In that sense, the exchange underscored a disconnect between department regulations for special counsel investigations, which were written in 1999 amid bipartisan consensus that a previous independent counsel law had let special investigators run amok, and how such inquiries have worked in practice. The 1999 rules were developed in the wake of the investigation into President Bill Clinton conducted by Ken Starr, which morphed from scrutiny of a land deal into a lengthy and salacious report about an extramarital affair.
The regulations authorize an attorney general to block a special counsel’s action if it is “so inappropriate or unwarranted under established departmental practice that it should not be pursued.” But in practice attorneys general face significant political pressure not to interfere, lest they be accused of a cover-up.
And while the regulations call only for a special counsel to write a “confidential” report to the attorney general at the end of an inquiry explaining any decisions on charging, it has become the norm for special counsels to write lengthy narrative reports that are clearly intended to be made public — and that attorneys general have disclosed.
In defending Mr. Garland’s decision to go forward with releasing the Hur report, Mr. Weinsheimer argued that it was appropriate to do so because the language to which the Biden team was objecting went “directly” to detailing the basis for his decision not to bring charges in a high-profile and sensitive matter of national controversy.
“The report addresses whether the president, as a private citizen, mishandled classified information in violation of criminal laws,” Mr.
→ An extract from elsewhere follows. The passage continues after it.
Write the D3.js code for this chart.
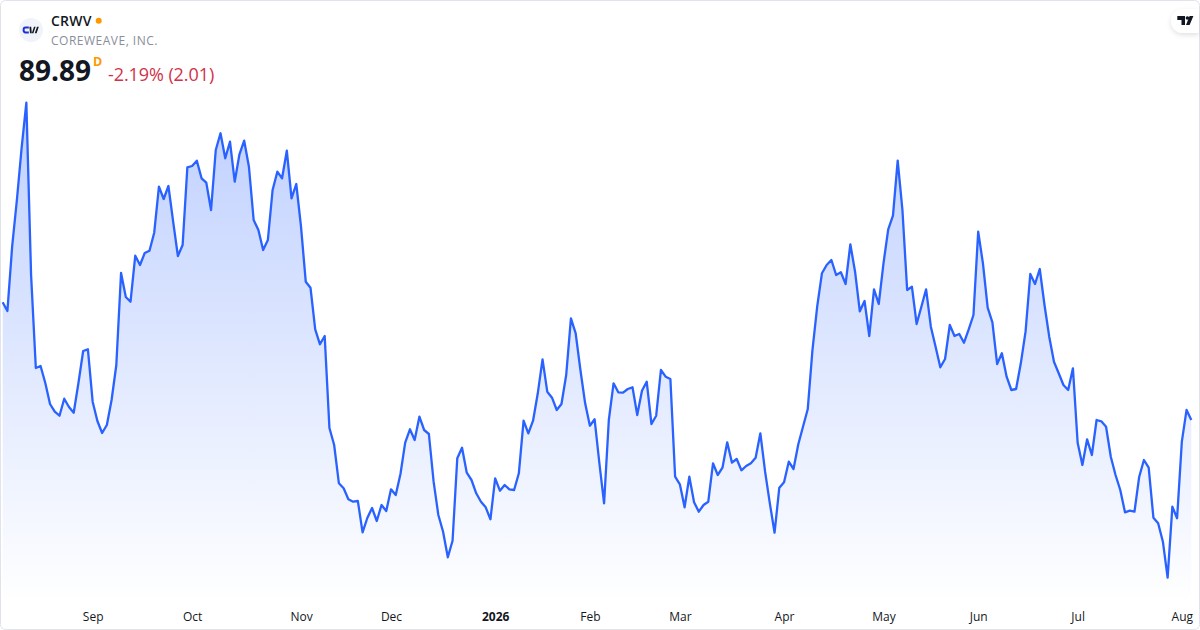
<!DOCTYPE html>
<html>
<head>
<meta charset="utf-8">
<script src="https://cdn.jsdelivr.net/npm/d3@7"></script>
<style>
  html, body { margin: 0; padding: 0; background: #fff; }
  svg { display: block; font-family: "Open Sans", "Noto Sans", sans-serif; }
  .tick text { font-size: 12px; fill: #131722; }
</style>
</head>
<body>
<svg id="chart" width="1200" height="630"></svg>
<script>
// daily closes, oldest first
const prices = [
  113.43, 111.69, 124.55, 133.89, 144.29, 153.35, 118.89, 100.29, 100.69, 97.29,
  93.09, 91.55, 90.75, 94.15, 92.49, 91.35, 97.29, 103.69, 104.03, 93.55,
  89.69, 87.29, 88.89, 93.89, 100.89, 119.29, 114.49, 113.55, 122.75, 120.89,
  123.29, 123.75, 127.35, 136.55, 134.09, 136.69, 129.55, 122.69, 124.89, 140.43,
  140.69, 141.75, 138.23, 137.35, 131.89, 143.89, 147.23, 142.23, 145.55, 137.55,
  143.03, 145.75, 140.55, 129.89, 127.89, 123.89, 125.89, 135.89, 139.55, 138.23,
  143.75, 134.23, 137.09, 128.55, 117.55, 116.35, 108.03, 105.03, 106.69, 88.29,
  84.89, 77.23, 76.23, 74.03, 73.55, 73.69, 67.43, 70.29, 72.29, 69.69,
  72.89, 71.69, 76.03, 74.89, 79.09, 85.35, 88.03, 85.89, 90.55, 87.89,
  87.09, 77.55, 70.89, 67.55, 62.43, 65.75, 82.23, 84.35, 79.35, 77.89,
  75.23, 73.55, 72.43, 70.03, 78.23, 75.75, 76.89, 76.03, 75.89, 79.23,
  89.75, 87.23, 89.75, 95.23, 102.03, 95.55, 94.35, 91.89, 93.09, 98.89,
  110.23, 107.23, 99.89, 93.23, 88.75, 90.03, 81.29, 73.23, 89.89, 97.23,
  95.43, 95.35, 96.09, 96.43, 90.89, 95.75, 97.55, 89.09, 90.75, 99.89,
  98.55, 98.09, 78.55, 77.03, 72.43, 78.55, 73.43, 71.55, 72.89, 73.55,
  81.23, 78.89, 80.35, 85.43, 81.35, 82.09, 79.83, 80.69, 81.23, 82.35,
  87.23, 79.55, 73.23, 67.35, 76.35, 77.43, 81.55, 80.09, 84.99, 88.55,
  92.03, 103.89, 112.55, 119.23, 120.89, 121.89, 118.89, 119.43, 117.09, 125.03,
  119.55, 111.63, 113.69, 106.69, 116.03, 113.09, 121.23, 128.03, 130.75, 141.75,
  131.89, 115.89, 116.55, 109.09, 112.55, 116.03, 108.55, 104.55, 100.43, 102.09,
  108.89, 106.69, 107.09, 105.35, 108.03, 110.89, 127.55, 121.23, 112.35, 109.43,
  101.09, 103.23, 98.55, 95.89, 96.09, 101.23, 107.55, 119.09, 117.09, 120.09,
  112.89, 106.55, 101.55, 99.23, 96.89, 95.89, 100.23, 85.35, 80.89, 86.03,
  82.89, 89.89, 89.63, 88.55, 82.55, 78.89, 75.89, 71.43, 71.75, 71.55,
  78.55, 81.89, 80.35, 70.35, 69.23, 65.55, 58.35, 72.55, 70.23, 85.55,
  91.90, 89.89
];

// which bar each time label sits under
const tickIndex = [19, 40, 63, 82, 104, 124, 143, 165, 186, 206, 227, 249];
const tickLabels = ["Sep", "Oct", "Nov", "Dec", "2026", "Feb", "Mar", "Apr", "May", "Jun", "Jul", "Aug"];

const symbol = "CRWV";
const companyName = "COREWEAVE, INC.";
const lastPrice = "89.89";
const priceChange = "-2.19% (2.01)";

const svg = d3.select("#chart");
const width = +svg.attr("width");
const height = +svg.attr("height");

const x = d3.scaleLinear().domain([0, prices.length - 1]).range([2.67, 1191.3]);
const y = d3.scaleLinear().domain(d3.extent(prices)).range([577.7, 102.7]);

// card background and border
svg.append("rect")
  .attr("x", 0.5).attr("y", 0.5)
  .attr("width", width - 1).attr("height", height - 1)
  .attr("rx", 5)
  .attr("fill", "#fff")
  .attr("stroke", "#e0e3eb");

const defs = svg.append("defs");
const grad = defs.append("linearGradient")
  .attr("id", "areaFill")
  .attr("gradientUnits", "userSpaceOnUse")
  .attr("x1", 0).attr("x2", 0)
  .attr("y1", y.range()[1]).attr("y2", 604);
grad.append("stop").attr("offset", 0).attr("stop-color", "#2962ff").attr("stop-opacity", 0.3);
grad.append("stop").attr("offset", 1).attr("stop-color", "#2962ff").attr("stop-opacity", 0);

defs.append("filter").attr("id", "pillShadow")
  .attr("x", "-30%").attr("y", "-30%").attr("width", "160%").attr("height", "170%")
  .append("feDropShadow")
  .attr("dx", 0).attr("dy", 2).attr("stdDeviation", 2.5)
  .attr("flood-color", "#000").attr("flood-opacity", 0.12);

// area under the line
const area = d3.area()
  .x((d, i) => x(i))
  .y0(604)
  .y1(d => y(d));

svg.append("path")
  .datum(prices)
  .attr("d", area)
  .attr("fill", "url(#areaFill)");

const line = d3.line()
  .x((d, i) => x(i))
  .y(d => y(d));

svg.append("path")
  .datum(prices)
  .attr("d", line)
  .attr("fill", "none")
  .attr("stroke", "#2962ff")
  .attr("stroke-width", 2.3)
  .attr("stroke-linejoin", "round");

// time axis, no line and no tick marks
const axis = d3.axisBottom(x)
  .tickValues(tickIndex)
  .tickSize(0)
  .tickPadding(0)
  .tickFormat((d, i) => tickLabels[i]);

const axisG = svg.append("g")
  .attr("transform", "translate(0,612.5)")
  .call(axis);
axisG.select(".domain").remove();
axisG.selectAll("text")
  .attr("font-family", "'Open Sans', sans-serif")
  .style("font-weight", (d, i) => tickLabels[i] === "2026" ? 700 : 400);

// header
const logo = svg.append("g").attr("transform", "translate(31,30)");
logo.append("circle").attr("r", 12).attr("fill", "#f0f3fa");
logo.append("path")
  .attr("d", "M-2.2,-2.4 L-5.5,-2.4 Q-7.4,-2.4 -7.4,0 Q-7.4,2.4 -5.5,2.4 L-2.2,2.4")
  .attr("fill", "none").attr("stroke", "#1c30d8").attr("stroke-width", 2);
logo.append("path")
  .attr("d", "M-1.6,-3.2 L-1,3.2 L0.8,3.2 L0.2,-3.2 Z M0.8,3.2 L3,-3.2 L4.6,-3.2 L2.4,3.2 Z M3.8,3.2 L6,-3.2 L7.8,-3.2 L5.6,3.2 Z")
  .attr("fill", "#131722");

svg.append("text")
  .attr("x", 51).attr("y", 26)
  .attr("font-size", 14).attr("font-weight", 600).attr("letter-spacing", 0.25)
  .attr("fill", "#131722")
  .text(symbol);

svg.append("circle").attr("cx", 98.7).attr("cy", 20.7).attr("r", 3).attr("fill", "#ff9800");

svg.append("text")
  .attr("x", 51).attr("y", 45)
  .attr("font-size", 12).attr("letter-spacing", 0.5)
  .attr("fill", "#8a8e99")
  .text(companyName);

svg.append("text")
  .attr("x", 19).attr("y", 81)
  .attr("font-size", 28).attr("font-weight", 700)
  .attr("fill", "#131722")
  .text(lastPrice);

svg.append("text")
  .attr("x", 93).attr("y", 66)
  .attr("font-size", 12.5).attr("font-weight", 700)
  .attr("fill", "#ff9800")
  .text("D");

svg.append("text")
  .attr("x", 108).attr("y", 81)
  .attr("font-size", 18).attr("letter-spacing", -0.08)
  .attr("fill", "#d0324a")
  .text(priceChange);

// TradingView mark in the corner
svg.append("path")
  .attr("d", "M1199,9 L1183,9 A12,12 0 0 0 1183,33 L1199,33 Z")
  .attr("fill", "#fff")
  .attr("filter", "url(#pillShadow)");
svg.append("path")
  .attr("d", "M1177.3,16 L1185,16 L1185,25 L1181.5,25 L1181.5,20 L1177.3,20 Z M1186,25 L1189.6,16 L1193.4,16 L1189.6,25 Z")
  .attr("fill", "#131722");
svg.append("circle").attr("cx", 1187.4).attr("cy", 18).attr("r", 1.8).attr("fill", "#131722");
</script>
</body>
</html>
Weinsheimer wrote. “This sits near the apex of the public interest. The report and its release, including the identified language, are consistent with department policies and practice.”
In their Feb. 12 follow-up letter, Mr. Sauber and Mr. Bauer also cited criticism of the department’s actions from three former high-level officials in previous Democratic administrations: former Attorney General Eric H. Holder Jr., former Deputy Attorney General Jamie Gorelick, and Preet Bharara, the former U.S. attorney for the Southern District of New York.
“The choice to include these — and it was undoubtedly a choice — is inconsistent with a good-faith attempt to comply with the special counsel regulations or to live up to the department’s tradition of refraining from criticism of uncharged conduct,” they wrote.